Sophocles’ play Antigone, written in 441 BCE, is here pulled into modernity by Burt, a consultant for the United States Holocaust Memorial Museum. The ancient play sees brothers instigate a civil war, and one of their daughters, Antigone, defies her uncle and puts her brother first. So it is in The Dig, which opens amid a civil war, this time in 1993 Sarajevo, Bosnia. Andela, age three, and her brother Mujo, six, are found by American construction-worker brothers in the rubble of a destroyed building, their dead mother nearby. Their Antigone takes place in Thebes, Minnesota, where the children, now called Antonia and Paul, have a “typical American upbringing, blah, blah, no drama,” after being adopted by Eddie King, one of the brothers. Except it’s not really drama free. The blond and hearty residents of Thebes are not ready for the dark-haired, reticent Antonia and Paul, and Eddie dies of an overdose when he can’t handle the new responsibility. What the King family decides for the town is taken as local law, but Antonia defies her Uncle Christopher, graduating from law school and decidedly not working for her family. Paul rebels even more, protesting the Kings’ development of a new shopping area that displaces his Somali immigrant friends and then disappearing. Finding him and getting to the bottom of their pasts, both in Bosnia and more recently, will draw Antonia into a storm of lies and corruption and a fierce battle for control of her life. Feelings when ambition and family collide are no different today than in 411 BCE, and the resulting spectacle is no less captivating.

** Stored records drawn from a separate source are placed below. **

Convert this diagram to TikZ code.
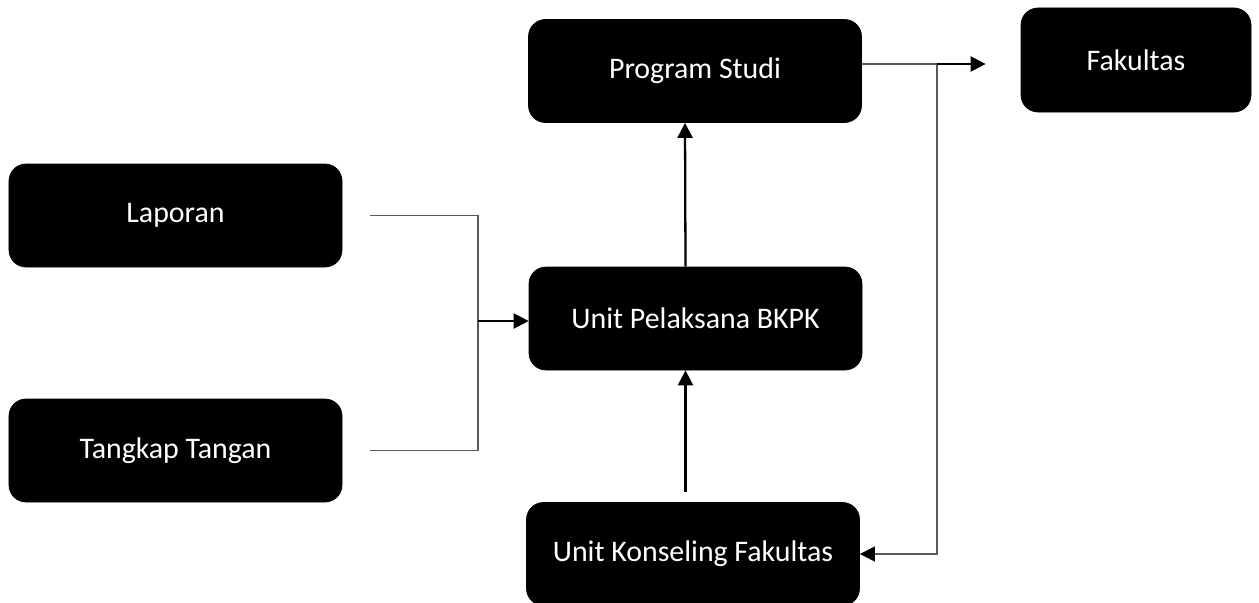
\documentclass[tikz,border=0pt]{standalone}
\usepackage{fontspec}
\setmainfont{Carlito}
\usepackage{tikz}
\usepackage{xcolor}
\usetikzlibrary{arrows.meta,positioning}

\definecolor{abu}{HTML}{595959}

\tikzset{
	kotak/.style={draw=black, fill=black, rounded corners=0.34cm, text=white, minimum width=6.66cm, minimum height=2.06cm, inner sep=0pt, font=\fontsize{17}{20}\selectfont},
	garis/.style={draw=abu, line width=0.6pt},
	panah/.style={draw=black, line width=1.3pt, -{Triangle[length=8.5pt,width=8.5pt]}},
	ujung/.style={-{Triangle[length=8.5pt,width=8.5pt,black]}}
}

\begin{document}
\begin{tikzpicture}
				\useasboundingbox (0,0) rectangle (25.18,-12.04);
				\node[kotak] (lap) at (3.51,-4.31) {Laporan};
				\node[kotak] (tkp) at (3.51,-9.01) {Tangkap Tangan};
				\node[kotak] (ps) at (13.9,-1.42) {Program Studi};
				\node[kotak] (upk) at (13.91,-6.37) {Unit Pelaksana BKPK};
				\node[kotak] (ukf) at (13.86,-11.08) {Unit Konseling Fakultas};
				\node[kotak, minimum width=4.6cm, minimum height=2.08cm] (fak) at (22.72,-1.2) {Fakultas};
				\coordinate (gabung) at (9.56,-6.42);
				\coordinate (belok) at (18.74,-1.28);
				% laporan dan tangkap tangan masuk ke unit pelaksana
				\draw[garis] ([xshift=0.56cm]lap.east) -| (gabung) |- ([xshift=0.56cm]tkp.east);
				\draw[panah] (gabung) -- (gabung -| upk.west);
				\draw[panah] ([xshift=-0.2cm]upk.north) -- ([xshift=-0.2cm]ps.south);
				\draw[panah] ([xshift=-0.2cm,yshift=0.2cm]upk.south |- ukf.north) -- ([xshift=-0.2cm]upk.south);
				% program studi ke fakultas dan unit konseling
				\draw[garis, ujung] (ps.east |- belok) -- (belok) |- (ukf.east);
				\draw[panah] (belok) -- ([xshift=-0.7cm]fak.west |- belok);
\end{tikzpicture}
\end{document}
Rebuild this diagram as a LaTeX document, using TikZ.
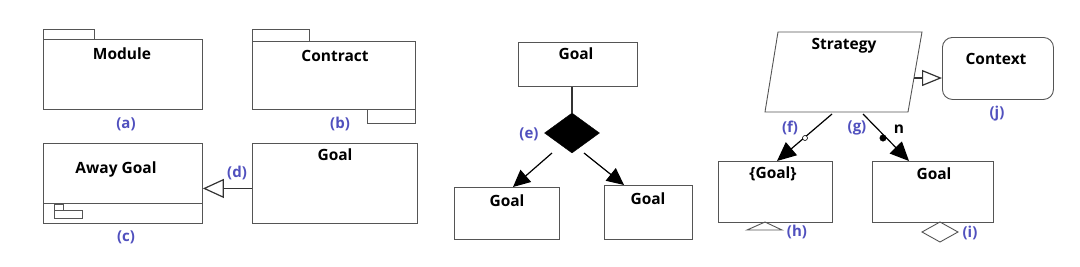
\documentclass[tikz,border=0pt]{standalone}
\usepackage{fontspec}
\setmainfont{Open Sans}
\usetikzlibrary{arrows.meta,shapes.geometric,calc}
\definecolor{linec}{RGB}{85,85,85}
\definecolor{labc}{RGB}{80,80,190}
\tikzset{
  box/.style={draw=linec, line width=0.9pt, inner sep=0pt, anchor=north west, minimum width=#1},
  ttl/.style={font=\fontsize{15.5}{17}\selectfont\bfseries, inner sep=0pt},
  lab/.style={font=\fontsize{15}{17}\selectfont\bfseries, text=labc, inner sep=0pt},
  shp/.style={draw=linec, line width=0.9pt},
  bigarr/.style={-{Triangle[length=17pt, width=16pt]}, line width=1.2pt},
}
\begin{document}
\begin{tikzpicture}[x=1pt,y=-1pt]
\useasboundingbox (0,0) rectangle (1080,266);
% (a) Module
\draw[shp] (43,29) rectangle (94,39);
\node[box=159pt, minimum height=70pt] (mod) at (43,39) {};
\node[ttl] (modt) at (122,54) {Module};
\node[lab] (la) at (126,124) {(a)};
% (b) Contract
\draw[shp] (252,29) rectangle (309,41);
\node[box=163pt, minimum height=68pt] (con) at (252,41) {};
\draw[shp] (367,109) rectangle (415,123);
\node[ttl] (cont) at (335,56) {Contract};
\node[lab] (lb) at (340,124) {(b)};
% (c) Away goal
\node[box=159pt, minimum height=80pt] (away) at (43,143) {};
\draw[shp] (43,203) -- (202,203);
\draw[shp] (54,204) rectangle (63,210);
\draw[shp] (54,210) rectangle (82,218);
\node[ttl] (awayt) at (116,169) {Away Goal};
\node[lab] (lc) at (126,237) {(c)};
% (d) Goal
\node[box=165pt, minimum height=80pt] (gd) at (252,143) {};
\node[ttl] (gdt) at (335,155) {Goal};
\draw[-{Triangle[open, length=21pt, width=19pt]}, line width=1.2pt, black!80] ([yshift=-5pt]gd.west) -- ([yshift=-5pt]away.east);
\node[lab] (ld) at (237,173) {(d)};
% (e) decomposition
\node[box=119pt, minimum height=44pt] (gtop) at (518,42) {};
\node[ttl] (gtopt) at (576,54) {Goal};
\node[diamond, fill=black, draw=black, minimum width=55pt, minimum height=40pt, inner sep=0pt] (dia) at (572,133) {};
\draw[line width=1.2pt, black!80] (dia.north) -- (dia.north |- gtop.south);
\node[box=105pt, minimum height=52pt] (gl) at (454,187) {};
\node[ttl] (glt) at (507,201) {Goal};
\node[box=88pt, minimum height=54pt] (gr) at (604,185) {};
\node[ttl] (grt) at (648,199) {Goal};
\coordinate (e1) at (552,153);
\coordinate (e2) at (584,153);
\coordinate (glt1) at (513,187);
\coordinate (grt1) at (624,185);
\draw[bigarr] (e1) -- (glt1);
\draw[bigarr] (e2) -- (grt1);
\node[lab] (le) at (529,134) {(e)};
% Strategy
\coordinate (s1) at (778,32);
\coordinate (s2) at (922,32);
\coordinate (s3) at (908,112);
\coordinate (s4) at (765,112);
\draw[shp] (s1) -- (s2) -- (s3) -- (s4) -- cycle;
\node[ttl] (strt) at (844,46) {Strategy};
% Context
\node[box=111pt, minimum height=62pt, rounded corners=10pt] (ctx) at (942,37) {};
\node[ttl] (ctxt) at (996,59) {Context};
\coordinate (sr) at (914,78);
\draw[-{Triangle[open, length=20pt, width=16pt]}, line width=1.2pt, black!80] (sr) -- (sr -| ctx.west);
\node[lab] (lj) at (997,114) {(j)};
% {Goal}
\node[box=114pt, minimum height=61pt] (gh) at (718,161) {};
\node[ttl] (ght) at (773,174) {\{Goal\}};
\draw[shp] (765,222) -- (782,230) -- (747,230) -- cycle;
\node[lab] (lh) at (797,232) {(h)};
% Goal (i)
\node[box=121pt, minimum height=61pt] (gi) at (872,161) {};
\node[ttl] (git) at (934,174) {Goal};
\draw[shp] (940,222) -- (958,232) -- (940,242) -- (922,232) -- cycle;
\node[lab] (li) at (970,233) {(i)};
% f and g arrows
\coordinate (f0) at (832,114);
\coordinate (f1) at (777,161);
\coordinate (g0) at (863,114);
\coordinate (g1) at (909,161);
\draw[-{Triangle[length=19pt, width=17pt]}, line width=1.2pt] (f0) -- (f1);
\draw[-{Triangle[length=19pt, width=17pt]}, line width=1.2pt] (g0) -- (g1);
\node[circle, draw=black, fill=white, inner sep=0pt, minimum size=5pt, line width=0.6pt] (fc) at (805,138) {};
\node[circle, draw=black, fill=black, inner sep=0pt, minimum size=6.5pt] (gc) at (883,138) {};
\node[lab] (lf) at (790,128) {(f)};
\node[lab] (lg) at (857,128) {(g)};
\node[ttl] (nn) at (899,129) {n};
\end{tikzpicture}
\end{document}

This is an espionage story with a difference, featuring not a dashing ladies’ man but a young CIA operative, Melvina Donleavy, who knows her bureaucracy and sticks to it, offering an interesting look at modern-day tradecraft. Mel appears to her CIA colleagues to have no special skills, but when she’s in danger, top levels of government get involved. Readers are in on the picture, learning from the get-go that Mel has lifelong recall of every face she sees. It freaked out a middle-school crush when she mentioned having seen him at a sports event that had thousands in attendance, but when she’s sent to Byelorussia in 1990 to see if particular Iranian nuclear scientists can be spotted it’s a handy talent indeed. Mel and her colleagues are undercover, the others posing as accountants who are sent ahead of a U.S. donation to make sure none of it is earmarked for nuclear activity, she as their secretary. The stultifying Soviet observation machine moves into place, with the spies watched everywhere they go and a rigid air of we-know-you’re-spies-and-we-know-that-you-know-we-know coming off their hosts in waves. The group soon hears that a serial killer, the Svisloch Dushitel, or Svisloch Strangler, is at work in Minsk, but as its illegal to even mention the crime of serial killing, Mel has her work cut out to get to the bottom of it. Espionage, a love story, and murder mystery, all by a Department of Defense contractor assigned to the former Soviet Union in the ‘90s? Yes, please.